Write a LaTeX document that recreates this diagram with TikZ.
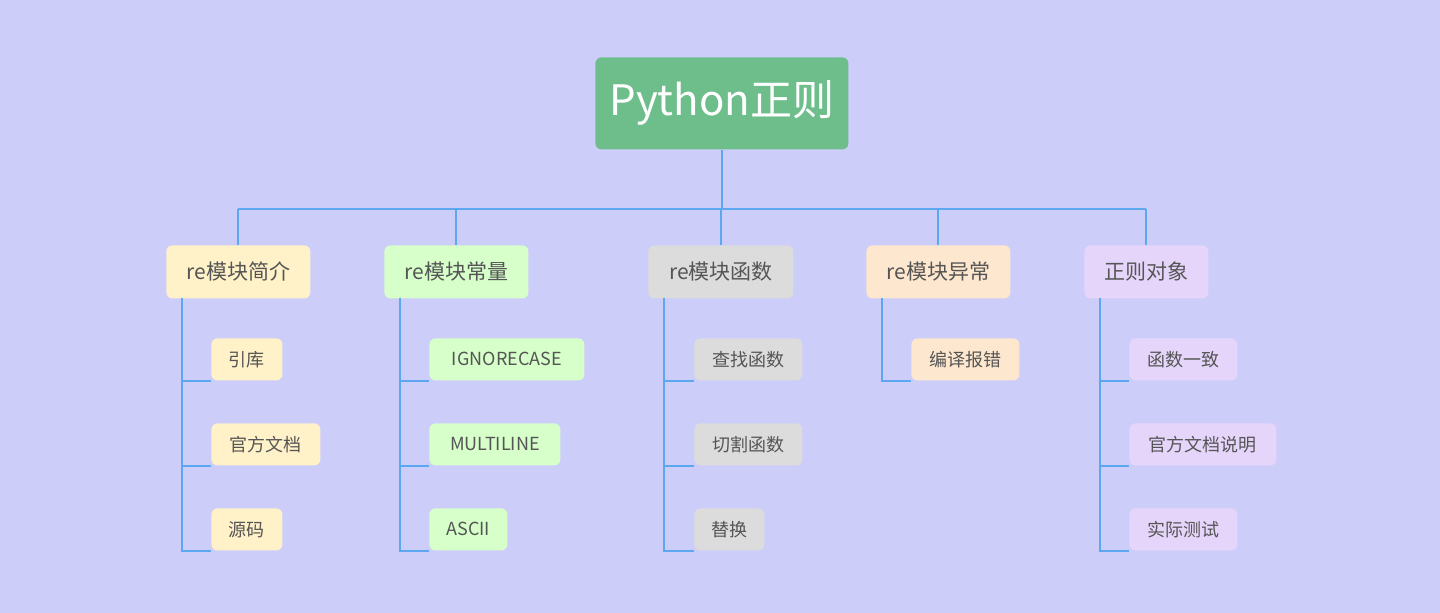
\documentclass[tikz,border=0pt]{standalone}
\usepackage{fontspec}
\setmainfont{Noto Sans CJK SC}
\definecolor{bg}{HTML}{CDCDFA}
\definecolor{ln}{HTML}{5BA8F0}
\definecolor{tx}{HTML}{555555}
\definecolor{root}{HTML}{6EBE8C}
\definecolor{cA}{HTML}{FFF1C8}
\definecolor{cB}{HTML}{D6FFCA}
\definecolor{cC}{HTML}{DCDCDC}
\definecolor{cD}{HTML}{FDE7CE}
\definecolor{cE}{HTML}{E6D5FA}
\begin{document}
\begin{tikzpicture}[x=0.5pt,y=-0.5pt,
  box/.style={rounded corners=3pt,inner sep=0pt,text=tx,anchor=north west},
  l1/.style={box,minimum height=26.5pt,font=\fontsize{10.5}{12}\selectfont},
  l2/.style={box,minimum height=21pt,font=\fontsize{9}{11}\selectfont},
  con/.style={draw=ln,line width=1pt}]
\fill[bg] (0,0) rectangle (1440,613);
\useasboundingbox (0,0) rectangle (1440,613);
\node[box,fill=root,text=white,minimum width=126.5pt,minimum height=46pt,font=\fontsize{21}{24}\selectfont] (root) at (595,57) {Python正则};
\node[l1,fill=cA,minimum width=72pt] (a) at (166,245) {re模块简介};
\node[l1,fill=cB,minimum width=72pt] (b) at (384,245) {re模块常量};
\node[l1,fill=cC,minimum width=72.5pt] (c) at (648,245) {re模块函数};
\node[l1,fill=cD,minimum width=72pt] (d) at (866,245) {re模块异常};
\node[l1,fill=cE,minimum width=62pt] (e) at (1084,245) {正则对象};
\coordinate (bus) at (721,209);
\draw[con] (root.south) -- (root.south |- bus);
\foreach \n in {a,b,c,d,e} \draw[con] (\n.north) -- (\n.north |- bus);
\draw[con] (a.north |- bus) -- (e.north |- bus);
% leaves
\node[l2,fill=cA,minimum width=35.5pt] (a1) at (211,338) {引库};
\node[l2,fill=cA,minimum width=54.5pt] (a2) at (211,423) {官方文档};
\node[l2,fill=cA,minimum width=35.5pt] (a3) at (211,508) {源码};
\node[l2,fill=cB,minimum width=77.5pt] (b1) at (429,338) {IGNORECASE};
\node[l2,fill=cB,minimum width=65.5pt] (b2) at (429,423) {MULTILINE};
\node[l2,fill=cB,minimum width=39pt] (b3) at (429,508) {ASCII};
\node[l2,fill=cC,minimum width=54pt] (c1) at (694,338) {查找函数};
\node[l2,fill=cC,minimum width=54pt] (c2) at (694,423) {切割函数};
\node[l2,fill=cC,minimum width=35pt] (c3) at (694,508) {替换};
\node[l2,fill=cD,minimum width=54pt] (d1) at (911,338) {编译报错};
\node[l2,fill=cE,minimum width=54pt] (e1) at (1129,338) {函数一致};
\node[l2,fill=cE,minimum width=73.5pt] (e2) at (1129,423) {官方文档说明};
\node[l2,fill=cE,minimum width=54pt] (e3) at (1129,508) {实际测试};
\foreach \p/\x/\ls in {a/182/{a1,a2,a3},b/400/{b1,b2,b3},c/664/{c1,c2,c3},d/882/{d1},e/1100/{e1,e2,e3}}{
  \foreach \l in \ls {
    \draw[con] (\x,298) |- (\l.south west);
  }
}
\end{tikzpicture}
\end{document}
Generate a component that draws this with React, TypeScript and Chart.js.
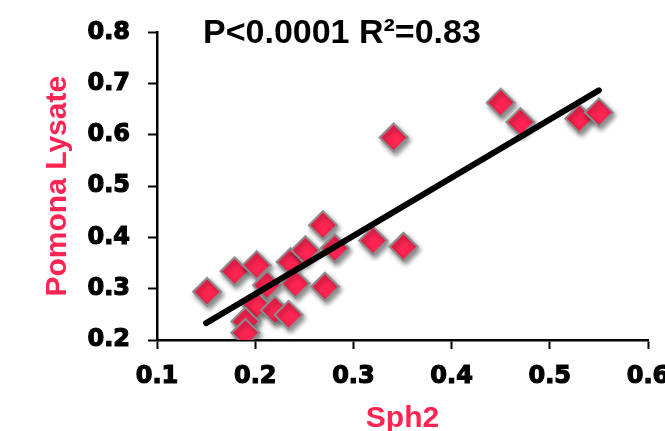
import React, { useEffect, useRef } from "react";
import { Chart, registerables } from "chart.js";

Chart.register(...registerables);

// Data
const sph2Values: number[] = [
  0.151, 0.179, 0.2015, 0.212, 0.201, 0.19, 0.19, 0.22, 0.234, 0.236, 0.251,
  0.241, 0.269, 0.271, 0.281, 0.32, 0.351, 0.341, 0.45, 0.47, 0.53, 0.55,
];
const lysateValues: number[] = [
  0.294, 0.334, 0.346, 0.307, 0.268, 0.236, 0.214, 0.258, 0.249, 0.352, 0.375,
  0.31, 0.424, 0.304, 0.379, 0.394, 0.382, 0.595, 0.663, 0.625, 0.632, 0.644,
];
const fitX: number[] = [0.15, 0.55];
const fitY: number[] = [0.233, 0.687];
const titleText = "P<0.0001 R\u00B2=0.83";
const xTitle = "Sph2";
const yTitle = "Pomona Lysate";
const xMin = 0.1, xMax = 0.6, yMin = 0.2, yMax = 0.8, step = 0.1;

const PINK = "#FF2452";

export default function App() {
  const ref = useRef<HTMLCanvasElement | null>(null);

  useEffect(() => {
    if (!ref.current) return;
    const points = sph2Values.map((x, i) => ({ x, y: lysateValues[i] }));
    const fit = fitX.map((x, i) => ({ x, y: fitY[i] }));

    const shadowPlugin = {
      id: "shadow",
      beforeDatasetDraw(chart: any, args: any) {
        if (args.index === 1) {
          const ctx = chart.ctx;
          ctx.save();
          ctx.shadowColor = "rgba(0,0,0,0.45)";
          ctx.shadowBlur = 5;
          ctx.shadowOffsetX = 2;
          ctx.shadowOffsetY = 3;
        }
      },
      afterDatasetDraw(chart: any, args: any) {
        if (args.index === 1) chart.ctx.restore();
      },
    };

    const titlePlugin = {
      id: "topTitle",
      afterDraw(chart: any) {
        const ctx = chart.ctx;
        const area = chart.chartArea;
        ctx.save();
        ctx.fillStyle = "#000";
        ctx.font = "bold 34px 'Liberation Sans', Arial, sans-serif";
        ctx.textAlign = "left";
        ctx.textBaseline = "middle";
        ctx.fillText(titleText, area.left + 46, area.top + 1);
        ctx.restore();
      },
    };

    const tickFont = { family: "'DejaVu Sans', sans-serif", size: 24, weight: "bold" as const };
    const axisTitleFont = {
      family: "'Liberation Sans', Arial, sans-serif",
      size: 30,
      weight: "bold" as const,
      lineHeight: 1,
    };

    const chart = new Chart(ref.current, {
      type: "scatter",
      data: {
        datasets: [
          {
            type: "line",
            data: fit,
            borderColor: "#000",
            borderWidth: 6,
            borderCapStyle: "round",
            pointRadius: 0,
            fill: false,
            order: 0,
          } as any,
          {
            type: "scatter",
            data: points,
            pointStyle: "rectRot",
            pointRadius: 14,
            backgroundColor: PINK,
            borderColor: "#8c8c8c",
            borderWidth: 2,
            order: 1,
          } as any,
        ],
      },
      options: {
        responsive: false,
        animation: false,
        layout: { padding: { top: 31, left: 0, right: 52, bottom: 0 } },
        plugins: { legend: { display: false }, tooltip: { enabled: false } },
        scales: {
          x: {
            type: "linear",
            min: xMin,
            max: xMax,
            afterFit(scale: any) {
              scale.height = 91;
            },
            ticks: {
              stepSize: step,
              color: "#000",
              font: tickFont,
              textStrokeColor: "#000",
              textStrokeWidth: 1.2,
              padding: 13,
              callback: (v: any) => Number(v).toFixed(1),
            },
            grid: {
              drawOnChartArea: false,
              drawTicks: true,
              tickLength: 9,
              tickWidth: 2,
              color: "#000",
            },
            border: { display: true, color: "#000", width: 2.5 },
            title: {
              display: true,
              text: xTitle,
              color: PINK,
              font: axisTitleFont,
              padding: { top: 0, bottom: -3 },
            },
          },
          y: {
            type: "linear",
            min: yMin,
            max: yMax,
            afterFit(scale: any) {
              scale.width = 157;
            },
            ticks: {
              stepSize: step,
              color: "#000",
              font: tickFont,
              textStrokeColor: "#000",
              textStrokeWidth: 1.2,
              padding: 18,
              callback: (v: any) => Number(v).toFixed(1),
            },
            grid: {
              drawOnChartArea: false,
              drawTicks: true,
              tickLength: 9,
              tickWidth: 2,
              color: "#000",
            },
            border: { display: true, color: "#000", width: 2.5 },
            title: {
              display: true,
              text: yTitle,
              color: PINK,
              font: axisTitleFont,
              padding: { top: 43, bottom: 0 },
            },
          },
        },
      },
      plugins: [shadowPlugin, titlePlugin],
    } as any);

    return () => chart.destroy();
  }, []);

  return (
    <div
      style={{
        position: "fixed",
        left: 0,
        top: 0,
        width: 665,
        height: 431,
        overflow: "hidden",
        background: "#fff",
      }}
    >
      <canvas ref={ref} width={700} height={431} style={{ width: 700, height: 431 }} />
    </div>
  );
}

────

- _WRITTEN PROBLEM_: Above are the records. Copy word for word only their lines from the one holding "Generate a component" through the one holding "Chart.register(...registerables);", both included, and skip the images.

- _THE OUTPUT_:
Generate a component that draws this with React, TypeScript and Chart.js.
import React, { useEffect, useRef } from "react";
import { Chart, registerables } from "chart.js";

Chart.register(...registerables);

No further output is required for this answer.